POST-BIBLICAL HISTORY
During the war of the Maccabees against the Seleucid rule (one of the kingdoms established after the death of Alexander the Great), the Jewish heroe Judas the Maccabean was killed in battle on the slopes of mount Baal-Hatzor in 160 BCE against the Hellenistic army led by Bacchides (Book I of the Maccabees, chap. 9). Then Bacchides fortifies Bethel because it is located on the main north-south road. Later, Vespasian, the Roman general sent to crush the Jewish Revolt, conquiered the regions of Galilee and Samaria, and ended his campaign with the capture of Bethel in 69 CE before starting the siege of Jerusalem (Josephus, War of the Jews, 4:545). After capturing Jerusalem and destroying its Temple, his son Titus also installed a garrison in Bethel because of its strategic location (Midrash Rabbah, Lamentations I 16:45).
In the Byzantine period, Bethel is mentioned in multiple sources (Eusebius of Caesarea, the Pilgrim from Bordeaux, St Jeronimus, Theodosius, etc.). On the famous Madaba map (about 540 CE), Bethel is also mentioned as "Λούζα η και Bεθηλ" which means "Luzza which is also Bethel".
Then, as earlier mentioned, after the Muslim conquest of the Holy Land (7th century CE), a maqam was built on the site of Bethel, facing the traditional site of Jacob's Dream. The place of this dream can still be seen today, and is a rather strange sight. Then, during the Crusader period, a religious order built a chapel. It was the Order of Prémontré, founded in 1120 in Laon, France, under the regula of St Augustine. At the time, Bethel and its area belonged to the lordship of Ibelin ("Ibelin" derived its name from the Jewish town of "Yabneh"). Why a chapel there? Because the Muslims told the Crusaders that this was the sacred place of Jacob's Dream for both Jews and Muslims. Now it was Christian's too.

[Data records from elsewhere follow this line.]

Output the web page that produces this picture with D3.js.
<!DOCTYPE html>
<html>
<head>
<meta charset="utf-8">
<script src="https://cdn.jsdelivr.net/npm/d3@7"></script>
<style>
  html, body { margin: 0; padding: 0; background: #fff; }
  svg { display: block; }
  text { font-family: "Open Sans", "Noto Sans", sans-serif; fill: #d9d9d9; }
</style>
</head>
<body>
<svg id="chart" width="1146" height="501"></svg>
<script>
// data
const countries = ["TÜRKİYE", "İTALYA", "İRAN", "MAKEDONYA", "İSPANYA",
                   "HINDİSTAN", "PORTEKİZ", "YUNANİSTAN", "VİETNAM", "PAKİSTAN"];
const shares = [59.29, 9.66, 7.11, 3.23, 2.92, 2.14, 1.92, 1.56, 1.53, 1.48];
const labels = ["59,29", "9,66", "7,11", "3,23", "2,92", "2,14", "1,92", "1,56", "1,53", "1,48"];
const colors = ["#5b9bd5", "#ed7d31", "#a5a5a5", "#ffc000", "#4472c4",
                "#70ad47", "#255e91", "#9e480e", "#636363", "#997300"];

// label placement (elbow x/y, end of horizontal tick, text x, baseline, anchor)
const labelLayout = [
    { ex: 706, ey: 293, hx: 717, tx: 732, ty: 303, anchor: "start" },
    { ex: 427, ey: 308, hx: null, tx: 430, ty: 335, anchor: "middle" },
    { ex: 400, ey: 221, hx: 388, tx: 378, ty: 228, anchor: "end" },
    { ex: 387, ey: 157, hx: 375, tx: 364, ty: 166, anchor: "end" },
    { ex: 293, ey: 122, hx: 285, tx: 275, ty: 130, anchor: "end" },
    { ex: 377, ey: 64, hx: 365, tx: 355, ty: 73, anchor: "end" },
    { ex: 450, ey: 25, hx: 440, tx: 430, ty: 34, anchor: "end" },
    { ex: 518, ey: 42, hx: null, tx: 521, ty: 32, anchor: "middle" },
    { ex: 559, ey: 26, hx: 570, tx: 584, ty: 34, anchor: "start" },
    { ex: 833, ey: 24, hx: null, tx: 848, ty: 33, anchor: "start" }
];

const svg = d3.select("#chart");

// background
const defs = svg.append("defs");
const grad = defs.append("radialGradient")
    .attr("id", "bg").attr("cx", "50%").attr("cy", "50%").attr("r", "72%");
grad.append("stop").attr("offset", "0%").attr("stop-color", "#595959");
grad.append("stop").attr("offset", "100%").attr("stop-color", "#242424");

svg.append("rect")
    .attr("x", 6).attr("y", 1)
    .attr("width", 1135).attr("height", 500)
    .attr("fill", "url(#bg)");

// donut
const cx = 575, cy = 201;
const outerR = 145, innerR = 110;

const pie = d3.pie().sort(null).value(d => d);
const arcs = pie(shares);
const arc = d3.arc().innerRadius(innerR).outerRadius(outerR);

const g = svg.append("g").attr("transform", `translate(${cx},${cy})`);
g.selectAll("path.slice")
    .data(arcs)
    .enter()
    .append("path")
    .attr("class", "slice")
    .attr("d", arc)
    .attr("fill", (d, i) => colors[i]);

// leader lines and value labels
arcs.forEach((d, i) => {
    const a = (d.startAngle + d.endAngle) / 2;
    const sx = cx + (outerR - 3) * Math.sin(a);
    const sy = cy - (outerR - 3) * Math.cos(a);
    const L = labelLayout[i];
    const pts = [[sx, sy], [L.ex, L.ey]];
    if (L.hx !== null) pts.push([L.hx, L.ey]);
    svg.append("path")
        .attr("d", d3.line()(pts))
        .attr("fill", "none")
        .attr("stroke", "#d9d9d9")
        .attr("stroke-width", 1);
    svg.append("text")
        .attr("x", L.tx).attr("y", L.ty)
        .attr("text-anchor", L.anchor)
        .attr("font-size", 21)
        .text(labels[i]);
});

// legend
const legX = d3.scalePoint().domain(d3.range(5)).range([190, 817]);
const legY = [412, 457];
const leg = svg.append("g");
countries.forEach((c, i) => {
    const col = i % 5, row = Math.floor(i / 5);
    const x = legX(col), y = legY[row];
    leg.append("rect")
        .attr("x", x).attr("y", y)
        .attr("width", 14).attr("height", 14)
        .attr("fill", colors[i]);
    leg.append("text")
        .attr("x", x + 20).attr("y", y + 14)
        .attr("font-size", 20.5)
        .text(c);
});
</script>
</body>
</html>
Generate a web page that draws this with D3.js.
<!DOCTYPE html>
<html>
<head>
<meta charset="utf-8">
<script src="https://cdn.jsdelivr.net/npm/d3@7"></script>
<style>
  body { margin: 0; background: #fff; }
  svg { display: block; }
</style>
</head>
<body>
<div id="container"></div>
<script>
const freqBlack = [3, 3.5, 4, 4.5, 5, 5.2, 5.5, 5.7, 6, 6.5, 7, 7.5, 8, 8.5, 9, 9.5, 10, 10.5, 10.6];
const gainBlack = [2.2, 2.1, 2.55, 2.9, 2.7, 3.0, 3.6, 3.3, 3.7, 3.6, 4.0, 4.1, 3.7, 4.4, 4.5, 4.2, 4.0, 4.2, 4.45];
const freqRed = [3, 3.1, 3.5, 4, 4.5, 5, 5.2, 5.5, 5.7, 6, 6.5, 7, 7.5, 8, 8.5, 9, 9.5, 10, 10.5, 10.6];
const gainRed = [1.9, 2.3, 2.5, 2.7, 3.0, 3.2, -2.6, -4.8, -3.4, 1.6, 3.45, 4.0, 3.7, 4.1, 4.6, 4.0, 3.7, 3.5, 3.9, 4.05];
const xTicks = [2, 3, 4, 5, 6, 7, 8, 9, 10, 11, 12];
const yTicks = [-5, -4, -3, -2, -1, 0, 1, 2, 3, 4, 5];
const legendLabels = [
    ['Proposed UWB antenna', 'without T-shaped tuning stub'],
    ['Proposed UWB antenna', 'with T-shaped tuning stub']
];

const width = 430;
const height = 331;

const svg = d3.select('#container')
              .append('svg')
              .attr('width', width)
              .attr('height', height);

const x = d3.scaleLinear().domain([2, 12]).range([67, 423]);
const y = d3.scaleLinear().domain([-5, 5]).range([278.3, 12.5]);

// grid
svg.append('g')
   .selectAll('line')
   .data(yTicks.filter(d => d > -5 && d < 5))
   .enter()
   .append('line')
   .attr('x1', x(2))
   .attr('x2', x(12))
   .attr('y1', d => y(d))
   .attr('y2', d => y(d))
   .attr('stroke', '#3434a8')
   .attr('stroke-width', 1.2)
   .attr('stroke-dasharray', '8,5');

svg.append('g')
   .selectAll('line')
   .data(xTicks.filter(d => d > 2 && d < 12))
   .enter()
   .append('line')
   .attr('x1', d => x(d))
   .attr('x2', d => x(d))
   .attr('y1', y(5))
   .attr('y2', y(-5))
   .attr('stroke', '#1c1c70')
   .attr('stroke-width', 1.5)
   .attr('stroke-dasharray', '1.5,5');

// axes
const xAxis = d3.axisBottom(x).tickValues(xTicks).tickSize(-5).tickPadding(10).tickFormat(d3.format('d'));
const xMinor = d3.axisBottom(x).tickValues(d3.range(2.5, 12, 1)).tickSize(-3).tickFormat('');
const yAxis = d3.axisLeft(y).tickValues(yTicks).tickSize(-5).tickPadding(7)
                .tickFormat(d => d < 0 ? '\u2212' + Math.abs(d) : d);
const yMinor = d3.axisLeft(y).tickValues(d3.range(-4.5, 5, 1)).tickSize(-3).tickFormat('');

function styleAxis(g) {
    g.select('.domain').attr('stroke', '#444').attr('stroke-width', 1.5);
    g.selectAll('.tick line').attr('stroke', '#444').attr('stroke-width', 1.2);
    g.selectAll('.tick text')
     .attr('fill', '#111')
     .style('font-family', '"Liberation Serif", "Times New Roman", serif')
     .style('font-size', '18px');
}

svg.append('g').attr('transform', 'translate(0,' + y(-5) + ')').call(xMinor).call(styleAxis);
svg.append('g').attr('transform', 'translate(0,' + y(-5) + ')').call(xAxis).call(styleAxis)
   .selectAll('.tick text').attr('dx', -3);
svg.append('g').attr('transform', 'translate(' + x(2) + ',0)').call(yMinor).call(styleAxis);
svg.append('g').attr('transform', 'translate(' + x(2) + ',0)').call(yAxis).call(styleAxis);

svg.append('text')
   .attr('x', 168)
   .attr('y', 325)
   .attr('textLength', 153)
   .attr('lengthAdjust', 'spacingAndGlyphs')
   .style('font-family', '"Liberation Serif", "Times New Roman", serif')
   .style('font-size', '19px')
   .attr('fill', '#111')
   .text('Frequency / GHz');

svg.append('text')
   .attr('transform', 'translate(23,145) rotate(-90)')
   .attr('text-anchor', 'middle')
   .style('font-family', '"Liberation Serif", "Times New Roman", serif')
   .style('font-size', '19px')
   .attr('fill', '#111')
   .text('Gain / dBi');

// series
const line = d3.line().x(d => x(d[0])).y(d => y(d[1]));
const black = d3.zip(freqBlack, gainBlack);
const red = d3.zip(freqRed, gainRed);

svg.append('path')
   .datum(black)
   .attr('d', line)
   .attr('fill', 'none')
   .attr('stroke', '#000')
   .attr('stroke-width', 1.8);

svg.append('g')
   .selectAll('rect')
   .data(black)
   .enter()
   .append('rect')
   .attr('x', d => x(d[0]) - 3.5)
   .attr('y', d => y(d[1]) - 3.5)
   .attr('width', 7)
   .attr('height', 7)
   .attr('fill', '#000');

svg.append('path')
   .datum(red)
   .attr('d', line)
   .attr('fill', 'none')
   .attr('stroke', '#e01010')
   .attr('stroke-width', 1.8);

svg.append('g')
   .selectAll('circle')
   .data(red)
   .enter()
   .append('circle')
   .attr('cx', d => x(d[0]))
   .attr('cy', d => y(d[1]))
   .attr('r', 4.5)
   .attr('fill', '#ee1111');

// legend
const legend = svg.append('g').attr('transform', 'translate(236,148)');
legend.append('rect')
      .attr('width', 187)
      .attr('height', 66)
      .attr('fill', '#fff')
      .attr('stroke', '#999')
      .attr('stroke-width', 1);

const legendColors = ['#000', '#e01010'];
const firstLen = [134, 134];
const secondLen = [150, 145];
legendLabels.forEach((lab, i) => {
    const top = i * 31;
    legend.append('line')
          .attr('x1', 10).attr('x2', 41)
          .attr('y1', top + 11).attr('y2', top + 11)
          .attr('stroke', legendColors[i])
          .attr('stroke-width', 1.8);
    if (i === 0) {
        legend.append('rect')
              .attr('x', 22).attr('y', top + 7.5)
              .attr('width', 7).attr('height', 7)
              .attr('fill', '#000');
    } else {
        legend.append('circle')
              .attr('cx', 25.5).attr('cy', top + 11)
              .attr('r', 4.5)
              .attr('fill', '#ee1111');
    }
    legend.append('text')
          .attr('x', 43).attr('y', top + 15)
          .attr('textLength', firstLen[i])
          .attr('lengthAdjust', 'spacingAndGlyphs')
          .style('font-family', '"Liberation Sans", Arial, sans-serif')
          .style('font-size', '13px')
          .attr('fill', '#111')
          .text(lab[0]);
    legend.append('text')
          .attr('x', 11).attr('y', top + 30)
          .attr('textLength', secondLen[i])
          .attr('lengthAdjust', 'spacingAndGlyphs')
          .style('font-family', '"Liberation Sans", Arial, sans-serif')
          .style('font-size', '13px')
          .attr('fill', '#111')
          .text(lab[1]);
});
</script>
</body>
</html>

Still during the Crusades period, according to a known legend, the stone of the Coronation Chair in Westminster Abbey came from Bethel. This stone was previously used as the royal seat for the Scottish kings but, after the conquest of Scotland by Edward I, the stone ended up under the chair of the English kings. And this until 1996 when the stone was solemnly returned to Scotland: it is now exhibited in Edinburgh Castle.
The site of Bethel is really loaded with history, Biblical and Modern. Access to the site is free (for now) but is barely signposted or documented. For an interesting visit, I can only advise to arrange it with a Licensed Tour Guide so that you won't miss the important and interesting elements of this mythical site.